C’est ainsi que ce soir j’écris ces quelques lignes dans ma nouvelle chambre très confortable. J’ai un grand lit, une armoire, un bureau avec des tiroirs ; sur le palier, j’ai une salle de bain rien qu’à moi. Pour y accéder, j’utilise un couloir privé : en effet, le docteur a condamné plusieurs portes. Il m’a expliqué que de cette manière je peux inviter qui je veux sans lui demander l’autorisation. Il a vraiment pensé à tout. Je l’aime bien. Je me demande depuis combien de temps lui et maman discutent régulièrement ensemble pour qu’il en sache autant sur moi. J’ai hâte de revoir Juliette pour lui annoncer la nouvelle et l’inviter chez moi. Cela me fait tout drôle d’écrire “chez moi”. Oui, j’ai un vrai chez moi. Comme quoi, l’instruction que j’ai reçue me sert à gagner ma vie et me permet de faire un métier que j’aime (enfin je l’espère, on verra quand j’aurai réellement commencé).


Au moment de partir, j’ai remarqué que maman avait les larmes aux yeux. Non pas de tristes larmes désemparées, mais les plus rares, les plus nobles, les plus optimistes larmes qui soient, celles qui portent humblement et silencieusement la fierté d’une mère pour son fils, celles qui coulent lentement et inéluctablement sans nul obstacle infranchissable à l’image de la patience et la ténacité dont j’ai fait preuve durant toutes ces années d’études, celles plus subtiles légèrement scintillantes de malice faisant un pied de nez au destin pour l’avoir déjoué. Je pense qu’à travers moi, maman s'octroie une revanche sur la vie grâce à l’héritage que papa m’a légué, ce rêve qu'il n’a pu accomplir : la liberté de décider de sa condition.

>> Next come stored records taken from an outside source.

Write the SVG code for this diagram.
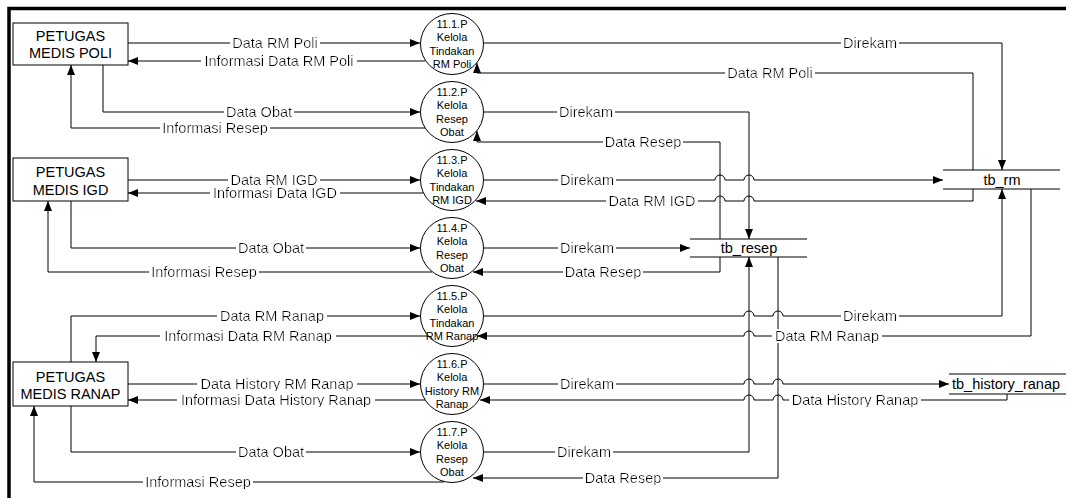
<svg xmlns="http://www.w3.org/2000/svg" width="1066" height="498" viewBox="0 0 1066 498">
<style>
text{font-family:"Liberation Sans",Arial,sans-serif;fill:#000}
.ent rect{fill:#fff;stroke:#000;stroke-width:1}
.ent text{font-size:14.5px;text-anchor:middle}
.proc ellipse{fill:#fff;stroke:#000;stroke-width:1}
.proc text{font-size:11px;text-anchor:middle}
.store line{stroke:#000;stroke-width:1}
.store text{font-size:14.5px;text-anchor:middle}
.flow path{fill:none;stroke:#000;stroke-width:1}
.flow path.a{marker-end:url(#ah)}
.lbl{font-size:14.5px;text-anchor:middle;filter:url(#bg)}
</style>
<defs>
<marker id="ah" markerUnits="userSpaceOnUse" viewBox="0 0 10 8" markerWidth="10" markerHeight="8" refX="10" refY="4" orient="auto">
<path d="M0,0 L10,4 L0,8 z" fill="#000"/>
</marker>
<filter id="bg" x="-0.02" y="0.12" width="1.04" height="0.76">
<feFlood flood-color="#fff" result="f"/>
<feComposite in="SourceGraphic" in2="f" operator="over"/>
</filter>
</defs>
<rect width="1066" height="498" fill="#fff"/>
<path d="M9,498 V8.5 H1066" fill="none" stroke="#000" stroke-width="3.5"/>

<g id="flows" class="flow">
<path class="a" d="M128,43 H420"/>
<path class="a" d="M425,61 H128"/>
<path class="a" d="M103,65 V112 H420"/>
<path class="a" d="M425,128 H71 V65"/>
<path class="a" d="M128,180 H420"/>
<path class="a" d="M423,193 H128"/>
<path class="a" d="M71,201 V248 H420"/>
<path class="a" d="M432,272 H48 V201"/>
<path class="a" d="M71,362 V316 H420"/>
<path class="a" d="M429,336 H96 V362"/>
<path class="a" d="M128,384 H420"/>
<path class="a" d="M425,400 H128"/>
<path class="a" d="M71,406 V452 H420"/>
<path class="a" d="M444,482 H34 V406"/>

<path class="a" d="M484,43 H1002 V170"/>
<path class="a" d="M973,170 V73 H477 V63"/>
<path class="a" d="M484,112 H749 V239"/>
<path class="a" d="M720,239 V142 H477 V131"/>
<path class="a" d="M484,180 H715 a5,5 0 0 1 10,0 H744 a5,5 0 0 1 10,0 H943"/>
<path class="a" d="M973,189 V201 H754 a5,5 0 0 0 -10,0 H725 a5,5 0 0 0 -10,0 H476"/>
<path class="a" d="M484,248 H690"/>
<path class="a" d="M720,257 V272 H473"/>
<path class="a" d="M484,316 H744 a5,5 0 0 1 10,0 H773 a5,5 0 0 1 10,0 H1002 V189"/>
<path class="a" d="M1031,189 V336 H783 a5,5 0 0 0 -10,0 H754 a5,5 0 0 0 -10,0 H477"/>
<path class="a" d="M484,384 H744 a5,5 0 0 1 10,0 H773 a5,5 0 0 1 10,0 H949"/>
<path class="a" d="M1007,394 V400 H783 a5,5 0 0 0 -10,0 H754 a5,5 0 0 0 -10,0 H480"/>
<path class="a" d="M484,452 H749 V257"/>
<path class="a" d="M778,257 V478 H473"/>

<text class="lbl" x="275" y="48">Data RM Poli</text>
<text class="lbl" x="279" y="66">Informasi Data RM Poli</text>
<text class="lbl" x="259" y="117">Data Obat</text>
<text class="lbl" x="215" y="133">Informasi Resep</text>
<text class="lbl" x="274" y="185">Data RM IGD</text>
<text class="lbl" x="275" y="198">Informasi Data IGD</text>
<text class="lbl" x="271" y="253">Data Obat</text>
<text class="lbl" x="204" y="277">Informasi Resep</text>
<text class="lbl" x="272" y="321">Data RM Ranap</text>
<text class="lbl" x="248" y="341">Informasi Data RM Ranap</text>
<text class="lbl" x="277" y="389">Data History RM Ranap</text>
<text class="lbl" x="276" y="405">Informasi Data History Ranap</text>
<text class="lbl" x="271" y="457">Data Obat</text>
<text class="lbl" x="198" y="487">Informasi Resep</text>

<text class="lbl" x="870" y="48">Direkam</text>
<text class="lbl" x="770" y="78">Data RM Poli</text>
<text class="lbl" x="586" y="117">Direkam</text>
<text class="lbl" x="643" y="147">Data Resep</text>
<text class="lbl" x="587" y="185">Direkam</text>
<text class="lbl" x="652" y="206">Data RM IGD</text>
<text class="lbl" x="587" y="253">Direkam</text>
<text class="lbl" x="603" y="277">Data Resep</text>
<text class="lbl" x="870" y="321">Direkam</text>
<text class="lbl" x="827" y="341">Data RM Ranap</text>
<text class="lbl" x="587" y="389">Direkam</text>
<text class="lbl" x="855" y="405">Data History Ranap</text>
<text class="lbl" x="584" y="457">Direkam</text>
<text class="lbl" x="623" y="483">Data Resep</text>
</g>

<g id="ent-poli" class="ent">
<rect x="13" y="23" width="115" height="42"/>
<text x="70.5" y="40.5">PETUGAS</text>
<text x="70.5" y="57.5">MEDIS POLI</text>
</g>
<g id="ent-igd" class="ent">
<rect x="13" y="158" width="115" height="43"/>
<text x="70.5" y="176.5">PETUGAS</text>
<text x="70.5" y="195">MEDIS IGD</text>
</g>
<g id="ent-ranap" class="ent">
<rect x="13" y="362" width="115" height="44"/>
<text x="70.5" y="381.5">PETUGAS</text>
<text x="70.5" y="399">MEDIS RANAP</text>
</g>

<g id="p11-1" class="proc">
<ellipse cx="452" cy="44" rx="31.5" ry="30.5"/>
<text x="452" y="27.5">11.1.P</text><text x="452" y="41">Kelola</text><text x="452" y="54.5">Tindakan</text><text x="452" y="68">RM Poli</text>
</g>
<g id="p11-2" class="proc">
<ellipse cx="452" cy="112" rx="31.5" ry="30.5"/>
<text x="452" y="95.5">11.2.P</text><text x="452" y="109">Kelola</text><text x="452" y="122.5">Resep</text><text x="452" y="136">Obat</text>
</g>
<g id="p11-3" class="proc">
<ellipse cx="452" cy="180" rx="31.5" ry="30.5"/>
<text x="452" y="163.5">11.3.P</text><text x="452" y="177">Kelola</text><text x="452" y="190.5">Tindakan</text><text x="452" y="204">RM IGD</text>
</g>
<g id="p11-4" class="proc">
<ellipse cx="452" cy="248" rx="31.5" ry="30.5"/>
<text x="452" y="231.5">11.4.P</text><text x="452" y="245">Kelola</text><text x="452" y="258.5">Resep</text><text x="452" y="272">Obat</text>
</g>
<g id="p11-5" class="proc">
<ellipse cx="452" cy="316" rx="31.5" ry="30.5"/>
<text x="452" y="299.5">11.5.P</text><text x="452" y="313">Kelola</text><text x="452" y="326.5">Tindakan</text><text x="452" y="340">RM Ranap</text>
</g>
<g id="p11-6" class="proc">
<ellipse cx="452" cy="384" rx="31.5" ry="30.5"/>
<text x="452" y="367.5">11.6.P</text><text x="452" y="381">Kelola</text><text x="452" y="394.5">History RM</text><text x="452" y="408">Ranap</text>
</g>
<g id="p11-7" class="proc">
<ellipse cx="452" cy="452" rx="31.5" ry="30.5"/>
<text x="452" y="435.5">11.7.P</text><text x="452" y="449">Kelola</text><text x="452" y="462.5">Resep</text><text x="452" y="476">Obat</text>
</g>

<g id="tb_rm" class="store">
<line x1="943" y1="170" x2="1060" y2="170"/>
<line x1="943" y1="189" x2="1060" y2="189"/>
<text x="1002" y="185">tb_rm</text>
</g>
<g id="tb_resep" class="store">
<line x1="690" y1="239" x2="807" y2="239"/>
<line x1="690" y1="257" x2="807" y2="257"/>
<text x="749" y="253">tb_resep</text>
</g>
<g id="tb_history_ranap" class="store">
<line x1="949" y1="374" x2="1066" y2="374"/>
<line x1="949" y1="394" x2="1066" y2="394"/>
<text x="952" y="389" style="text-anchor:start">tb_history_ranap</text>
</g>
</svg>
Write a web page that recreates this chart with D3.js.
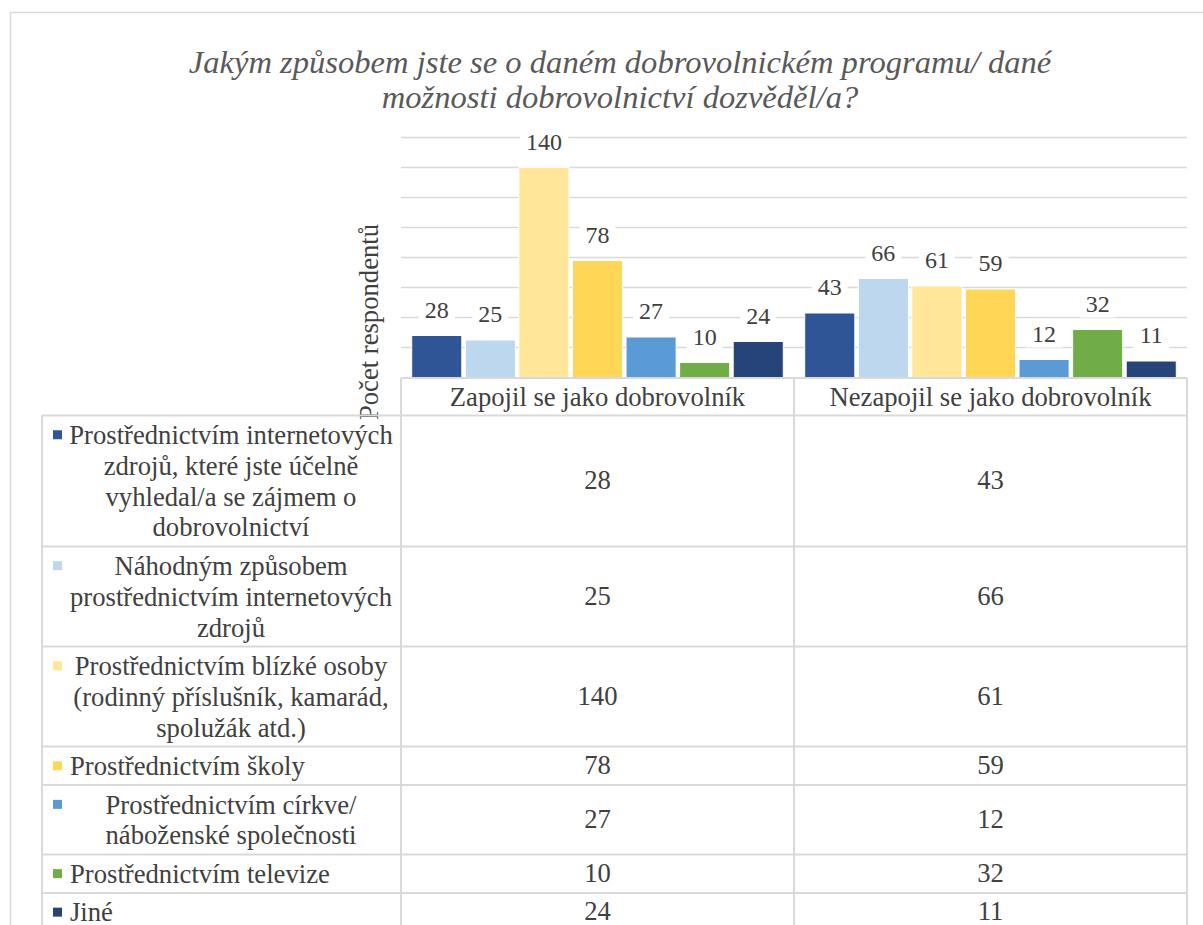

Je regrette qu’oncle Paul n'ait pas été présent pour mon départ. Bien que je ne me fasse pas d’illusion, il se serait peut-être rendu compte que je peux tout de même me rendre utile ailleurs qu’à la ferme. Je ne me sens pas véritablement triste, mais je le suis pour lui en sachant qu’il reste enfermé dans sa bulle sans ouverture sur l’extérieur. Il ne m’a jamais considéré comme un homme étant donné ma santé fragile, mais j’estime qu’il n'y a rien de bon à rabaisser quiconque au rang de bon à rien. Toute personne possède ses qualités propres appréciables par d’autres et mérite d’être encouragée. Avec le temps, j’ose croire qu’il en prenne conscience.


Dans un mois, quand j’aurai mon premier salaire, je me rendrai à la librairie de la ville pour y acheter un livre (je ne sais pas encore lequel mais je vais y réfléchir) et l’offrir à maman. J’espère qu’elle y prendra autant de plaisir que moi. Puisse que la lecture lui ouvre les portes d’autres contrées et lui donne des ailes pour voyager simplement en fermant les yeux.